Longtime SWR music teacher reflects on 35-year career
“It was a good time. I enjoyed the opportunity to teach a lot of talented kids,” said Artie Gross, reflecting on a more than three-decade music teaching career, much of it spent at Shoreham-Wading River.
Gross, who has been a mainstay in the Shoreham-Wading River school district as a middle school vocal music teacher for the past 35 years, retired at the conclusion of the 2018-2019 school year.
“He was the ultimate professional.”
— Kevin O’Brien
“I just knew it was time,” he said. “Thirty-five years is a good number.”
Gross said that since he was a kid he knew he had a passion for music. As a young man he remembered constantly playing guitar and singing.
“I would bring my guitar to school — I was the class musician, I got involved in some of the school’s shows and plays,” he said.
When it came time to decide what he wanted to pursue as a career, Gross said he knew his parents wouldn’t pay for guitar lessons.
“It was pretty obvious I wasn’t going to school to be a guitar performance major,” the Port Jefferson resident said.
Despite that, Gross found his answer while being in a high school chorus class.
“My high school chorus teacher made such an impression on me and I was like ‘This is what I want to do,’” said Gross.
After graduating high school, he went to the University of Rhode Island for one year before transferring to SUNY Buffalo to complete his bachelor’s in music education. Gross would then go get his master’s degree at Ithaca College.
From there, Gross got his first gig teaching in the Bethpage school district, filling in for a music teacher who was out sick for the year.
“From February to June of that year I was full-time teaching strings,” he said. “I ended helping out with shows and doing a little bit of singing.”
The following year, Gross initially thought he would be going back to Bethpage but the district told him it was now a brand-new position and would bring him down to starting sub-salary.

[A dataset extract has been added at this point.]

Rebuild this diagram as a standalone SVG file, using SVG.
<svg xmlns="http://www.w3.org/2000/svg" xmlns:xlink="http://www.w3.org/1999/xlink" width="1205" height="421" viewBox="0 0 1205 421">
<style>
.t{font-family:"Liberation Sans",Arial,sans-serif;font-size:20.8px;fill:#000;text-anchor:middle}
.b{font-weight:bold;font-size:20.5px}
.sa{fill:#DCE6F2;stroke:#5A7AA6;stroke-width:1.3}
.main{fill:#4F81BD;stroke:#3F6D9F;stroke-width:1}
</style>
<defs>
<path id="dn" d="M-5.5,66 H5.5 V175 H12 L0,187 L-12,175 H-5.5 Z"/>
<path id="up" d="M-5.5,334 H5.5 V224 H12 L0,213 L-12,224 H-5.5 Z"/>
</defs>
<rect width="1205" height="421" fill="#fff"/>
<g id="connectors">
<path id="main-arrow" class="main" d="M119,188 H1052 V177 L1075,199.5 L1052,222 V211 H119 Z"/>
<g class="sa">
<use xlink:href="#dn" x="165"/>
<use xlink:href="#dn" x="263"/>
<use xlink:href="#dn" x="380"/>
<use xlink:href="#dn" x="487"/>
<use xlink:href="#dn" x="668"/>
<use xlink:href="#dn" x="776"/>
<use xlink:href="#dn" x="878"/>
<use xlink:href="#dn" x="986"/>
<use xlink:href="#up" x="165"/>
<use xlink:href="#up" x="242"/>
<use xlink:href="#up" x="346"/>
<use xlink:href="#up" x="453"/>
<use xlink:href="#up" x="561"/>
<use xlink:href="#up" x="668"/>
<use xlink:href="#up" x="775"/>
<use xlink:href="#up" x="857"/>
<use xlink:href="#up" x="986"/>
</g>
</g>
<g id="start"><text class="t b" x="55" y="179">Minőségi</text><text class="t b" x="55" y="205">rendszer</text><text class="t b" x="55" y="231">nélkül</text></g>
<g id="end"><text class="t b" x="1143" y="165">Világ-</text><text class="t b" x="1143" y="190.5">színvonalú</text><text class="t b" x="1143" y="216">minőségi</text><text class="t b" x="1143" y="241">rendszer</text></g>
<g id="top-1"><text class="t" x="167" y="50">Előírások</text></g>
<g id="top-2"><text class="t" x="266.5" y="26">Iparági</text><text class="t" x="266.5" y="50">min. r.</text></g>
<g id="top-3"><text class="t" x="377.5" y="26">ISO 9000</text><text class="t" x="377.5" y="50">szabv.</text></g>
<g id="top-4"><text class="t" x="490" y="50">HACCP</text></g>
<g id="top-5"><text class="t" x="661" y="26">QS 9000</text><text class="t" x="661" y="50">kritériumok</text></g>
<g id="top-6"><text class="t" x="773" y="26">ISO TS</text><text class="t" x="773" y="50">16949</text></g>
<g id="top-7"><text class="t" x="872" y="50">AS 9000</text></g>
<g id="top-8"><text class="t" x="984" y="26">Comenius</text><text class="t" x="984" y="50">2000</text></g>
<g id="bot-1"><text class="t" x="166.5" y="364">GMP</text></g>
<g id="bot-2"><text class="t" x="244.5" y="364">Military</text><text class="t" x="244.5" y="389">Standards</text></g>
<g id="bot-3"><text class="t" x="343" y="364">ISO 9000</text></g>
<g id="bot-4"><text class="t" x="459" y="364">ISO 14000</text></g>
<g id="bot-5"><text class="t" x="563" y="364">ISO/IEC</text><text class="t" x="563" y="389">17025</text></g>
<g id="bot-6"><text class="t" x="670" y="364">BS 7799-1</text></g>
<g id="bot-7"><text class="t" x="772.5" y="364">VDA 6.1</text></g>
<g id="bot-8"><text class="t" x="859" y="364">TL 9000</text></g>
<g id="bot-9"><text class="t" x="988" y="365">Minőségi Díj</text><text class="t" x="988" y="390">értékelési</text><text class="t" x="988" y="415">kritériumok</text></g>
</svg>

“They told me I’d be teaching seven elementary school classes a day and I was like, this doesn’t sound good,” he said.
While Gross ultimately decided not to stay at Bethpage, he had heard there was an opening for a music teacher at SWR and called to see if the job was still available.

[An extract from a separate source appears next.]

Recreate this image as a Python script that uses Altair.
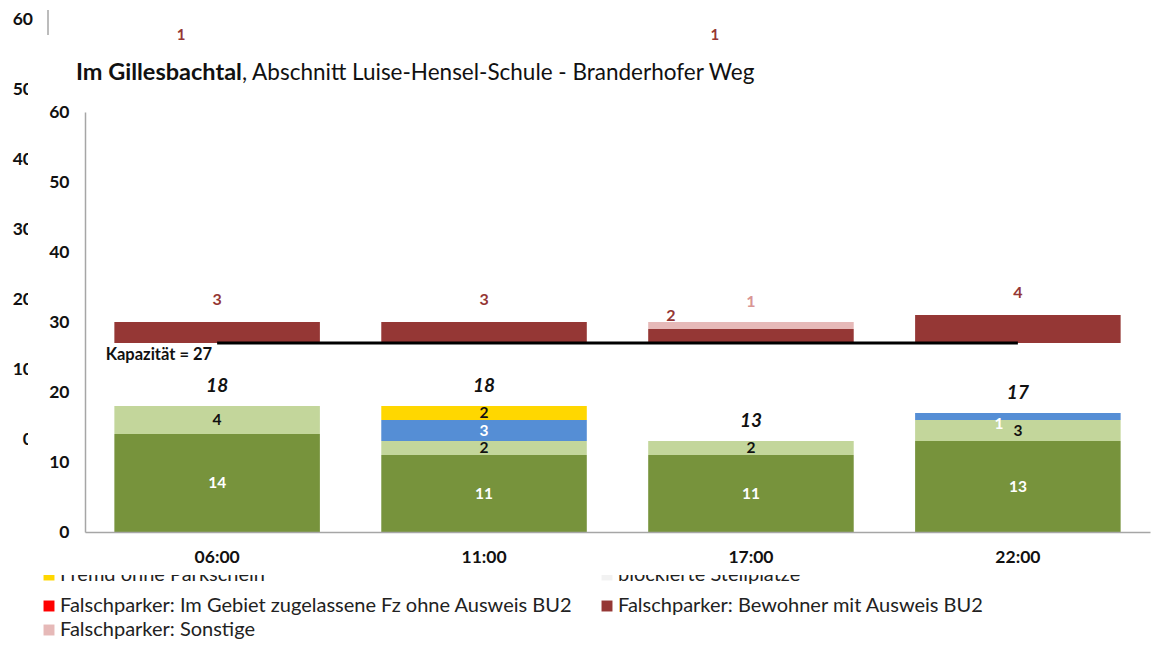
import altair as alt
import pandas as pd

# ---------------- data ----------------
times = ["06:00", "11:00", "17:00", "22:00"]
legal_bewohner = [14, 11, 11, 13]      # dark green
legal_sonstige = [4, 2, 2, 3]          # light green
fremd_mit_schein = [0, 3, 0, 1]        # blue
fremd_ohne_schein = [0, 2, 0, 0]       # yellow
kapazitaet = 27
fp_bewohner = [3, 3, 2, 4]             # dark red
fp_sonstige = [0, 0, 1, 0]             # pink

y_ticks = [0, 10, 20, 30, 40, 50, 60]
ghost_ticks = [0, 10, 20, 30, 40, 50, 60]
ghost_red_times = ["06:00", "17:00"]
ghost_red_values = [1, 1]

title_bold = "Im Gillesbachtal"
title_rest = ", Abschnitt Luise-Hensel-Schule - Branderhofer Weg"
kap_label = "Kapazität = 27"

series_names = [
    "Bewohner mit Ausweis BU2",
    "Sonstige legal Parkende",
    "Fremd mit Parkschein",
    "Fremd ohne Parkschein",
    "frei",
    "Falschparker: Bewohner mit Ausweis BU2",
    "Falschparker: Sonstige",
]
series_colors = ["#77933c", "#c3d69b", "#558ed5", "#ffd700", "#ffffff", "#953735", "#e6b9b8"]

legend_labels = [
    "Fremd ohne Parkschein",
    "blockierte Stellplätze",
    "Falschparker: Im Gebiet zugelassene Fz ohne Ausweis BU2",
    "Falschparker: Bewohner mit Ausweis BU2",
    "Falschparker: Sonstige",
]
legend_colors = ["#ffd700", "#f2f2f2", "#ff0000", "#953735", "#e6b9b8"]

# ---------------- tables ----------------
rows = []
for i, t in enumerate(times):
    occupied = legal_bewohner[i] + legal_sonstige[i] + fremd_mit_schein[i] + fremd_ohne_schein[i]
    vals = [legal_bewohner[i], legal_sonstige[i], fremd_mit_schein[i], fremd_ohne_schein[i],
            kapazitaet - occupied, fp_bewohner[i], fp_sonstige[i]]
    for k, (s, v) in enumerate(zip(series_names, vals)):
        rows.append({"time": t, "series": s, "order": k, "value": v,
                     "has_pink": fp_sonstige[i] > 0})
df = pd.DataFrame(rows)

totals = [legal_bewohner[i] + legal_sonstige[i] + fremd_mit_schein[i] + fremd_ohne_schein[i]
          for i in range(len(times))]
df_tot = pd.DataFrame({"time": times, "total": totals})
df_cap = pd.DataFrame({"x": [times[0]], "x2": [times[-1]], "y": [kapazitaet], "label": [kap_label]})
df_ghost = pd.DataFrame({"v": ghost_ticks})
df_ghost_red = pd.DataFrame({"time": ghost_red_times, "v": ghost_red_values})
one = pd.DataFrame({"a": [0]})

FONT = "Lato"
AX_FS = 17.5
LBL_FS = 15.5
LEG_FS = 20

x_scale = alt.Scale(domain=times, paddingInner=0.23, paddingOuter=0.11)
y_scale = alt.Scale(domain=[0, 60], nice=False, zero=True)

x_axis = alt.Axis(title=None, ticks=False, labelFontSize=AX_FS, labelFontWeight="bold",
                  labelColor="#111", labelPadding=16, domainColor="#a6a6a6", domainWidth=1.5,
                  labelAngle=0, zindex=1)
y_axis = alt.Axis(title=None, ticks=False, values=y_ticks, labelFontSize=AX_FS, labelFontWeight="bold",
                  labelColor="#111", labelPadding=16, domainColor="#a6a6a6", domainWidth=1.5,
                  grid=False, zindex=1)

X = alt.X("time:N", scale=x_scale, sort=times, axis=x_axis)

stacked = alt.Chart(df).transform_stack(
    stack="value", groupby=["time"], sort=[alt.SortField("order")], as_=["y0", "y1"]
).transform_calculate(mid="(datum.y0 + datum.y1) / 2")

# ---------------- ghost (background screenshot) ----------------
ghost_labels = alt.Chart(df_ghost).mark_text(
    align="right", baseline="middle", dy=-92, fontSize=AX_FS, fontWeight="bold", color="#111", font=FONT
).encode(x=alt.value(-52), y=alt.Y("v:Q", scale=y_scale), text="v:Q")

ghost_red = alt.Chart(df_ghost_red).mark_text(
    align="center", baseline="middle", dx=-36, fontSize=15, fontWeight="bold", color="#953735", font=FONT
).encode(x=X, y=alt.value(-77), text="v:Q")

ghost_rule = alt.Chart(one).mark_rule(color="#a6a6a6", strokeWidth=1.5).encode(
    x=alt.value(-37), y=alt.value(-102), y2=alt.value(-77))


def legend_item(idx, px, py):
    sq = alt.Chart(one).mark_square(size=120, opacity=1, color=legend_colors[idx]).encode(
        x=alt.value(px - 85 - 11), y=alt.value(py - 112))
    tx = alt.Chart(one).mark_text(align="left", baseline="middle", fontSize=LEG_FS, color="#222",
                                  font=FONT, text=legend_labels[idx]).encode(
        x=alt.value(px - 85), y=alt.value(py - 112))
    return [sq, tx]


ghost_legend = legend_item(0, 60, 575) + legend_item(1, 618, 575)

cover = alt.Chart(one).mark_rect(color="white").encode(
    x=alt.value(-57), x2=alt.value(1080), y=alt.value(-67), y2=alt.value(463))

# ---------------- main chart ----------------
bars = stacked.transform_filter("datum.value > 0 && datum.series != 'frei'").mark_bar().encode(
    x=X,
    y=alt.Y("y0:Q", scale=y_scale, axis=y_axis),
    y2="y1:Q",
    color=alt.Color("series:N", scale=alt.Scale(domain=series_names, range=series_colors), legend=None),
)

white_lbl = stacked.transform_filter(
    "datum.value > 1 && (datum.order == 0 || datum.order == 2)"
).mark_text(fontSize=LBL_FS, fontWeight="bold", color="white", baseline="middle", font=FONT).encode(
    x=X, y=alt.Y("mid:Q", scale=y_scale), text="value:Q")

white_lbl_small = stacked.transform_filter(
    "datum.value == 1 && datum.order == 2"
).mark_text(fontSize=LBL_FS, fontWeight="bold", color="white", baseline="middle", dx=-19, dy=7,
            font=FONT).encode(x=X, y=alt.Y("mid:Q", scale=y_scale), text="value:Q")

black_lbl = stacked.transform_filter(
    "datum.value > 0 && (datum.order == 1 || datum.order == 3)"
).mark_text(fontSize=LBL_FS, fontWeight="bold", color="#111", baseline="middle", font=FONT).encode(
    x=X, y=alt.Y("mid:Q", scale=y_scale), text="value:Q")

red_lbl = stacked.transform_filter(
    "datum.value > 0 && datum.order == 5 && !datum.has_pink"
).mark_text(fontSize=16, fontWeight="bold", color="#953735", baseline="middle", dy=-22,
            font=FONT).encode(x=X, y=alt.Y("y1:Q", scale=y_scale), text="value:Q")

red_lbl_p = stacked.transform_filter(
    "datum.value > 0 && datum.order == 5 && datum.has_pink"
).mark_text(fontSize=16, fontWeight="bold", color="#953735", baseline="middle", dy=-13, dx=-80,
            font=FONT).encode(x=X, y=alt.Y("y1:Q", scale=y_scale), text="value:Q")

pink_lbl = stacked.transform_filter(
    "datum.value > 0 && datum.order == 6"
).mark_text(fontSize=16, fontWeight="bold", color="#d99694", baseline="middle", dy=-20,
            font=FONT).encode(x=X, y=alt.Y("y1:Q", scale=y_scale), text="value:Q")

tot_lbl = alt.Chart(df_tot).mark_text(
    fontSize=19, fontWeight="bold", fontStyle="italic", color="#111", baseline="middle", dy=-20, font=FONT
).encode(x=X, y=alt.Y("total:Q", scale=y_scale), text="total:Q")

cap_rule = alt.Chart(df_cap).mark_rule(color="black", strokeWidth=3).encode(
    x=alt.X("x:N", scale=x_scale, sort=times), x2="x2:N", y=alt.Y("y:Q", scale=y_scale))

cap_text = alt.Chart(df_cap).mark_text(
    align="right", baseline="middle", dx=-5, dy=12, fontSize=16.5, fontWeight="bold", color="#111",
    font=FONT
).encode(x=alt.X("x:N", scale=x_scale, sort=times), y=alt.Y("y:Q", scale=y_scale), text="label:N")

title1 = alt.Chart(one).mark_text(align="left", baseline="alphabetic", fontSize=23.5, fontWeight="bold",
                                  color="#111", font=FONT, text=title_bold).encode(
    x=alt.value(76 - 85), y=alt.value(80 - 112))
title2 = alt.Chart(one).mark_text(align="left", baseline="alphabetic", fontSize=22.5,
                                  color="#111", font=FONT, text=title_rest).encode(
    x=alt.value(242 - 85), y=alt.value(80 - 112))

legend_main = legend_item(2, 60, 606) + legend_item(3, 618, 606) + legend_item(4, 60, 630)

layers = ([ghost_labels, ghost_red, ghost_rule] + ghost_legend +
          [cover, bars, white_lbl, white_lbl_small, black_lbl, red_lbl, red_lbl_p, pink_lbl, tot_lbl,
           cap_rule, cap_text, title1, title2] + legend_main)

chart = alt.layer(*layers).properties(
    width=1065, height=420,
    autosize=alt.AutoSizeParams(type="none"),
    padding={"left": 77, "top": 104, "right": 4, "bottom": 108},
    background="white",
).configure_view(stroke=None).configure(font=FONT)

chart.save("out.html", embed_options={"renderer": "svg", "actions": False})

“They told me it was still available. The superintendent didn’t like the person we sent up,” he said. “I met with the assistant principal and principal — and boom, I was hired that day. Just a few days before the school year [in 1984].”
Gross said during his first year he wanted to build up the chorus program in the middle school. After one year it went up from 48 kids to more than 100 kids participating.
After his first year in the district, Gross began splitting time at the high school and middle school as a traveling teacher. During his time at the high school he was involved in music direction for shows as well as taking charge of the chorus. Starting in 1990, he came back to the middle school full-time.
Linda Jutting, a former orchestra teacher at SWR, first met Gross during his first year on the job in 1984.
“It wasn’t until 2002, when I came back to the district, that I worked with him at the middle school for 15 years until I retired,” she said.
Jutting said her own three children had Gross as a teacher and said he had an amazing work ethic.
“He was really dedicated to his craft and his students,” she said. “He went above and beyond.”
Gross said he had a strong passion for what he did and wanted to share it with the kids.
“I think one of my strengths is being able to connect with middle school kids and treat them like young adults,” he said. “I think one of the most important things is believing in them and getting them to believe in themselves.”
“He was really dedicated to his craft and his students.”
— Linda Jutting
Kevin O’Brien, district band director at SWR, said he can’t say enough good things about Gross.
“I worked with Artie in the same building for 12 years. He mentored and helped me during my first couple of years in the district,” he said. “He was the ultimate professional.”
Gross mentioned when he retired, he received a signed poster from former students. He realized all the people he had affected positively.
“I was just doing my job, I didn’t think I was doing anything special,” he said. “One girl told me, ‘I became a social worker because of the way you treated me.’”
Gross said he is looking forward to practicing playing his guitar more and hopes to visit his children in Wyoming and Australia. The Port Jefferson resident also hopes to be involved in the middle school shows in the future and is currently giving private lessons.
“I had a good career. I got to share something that I loved, which was music,” he said.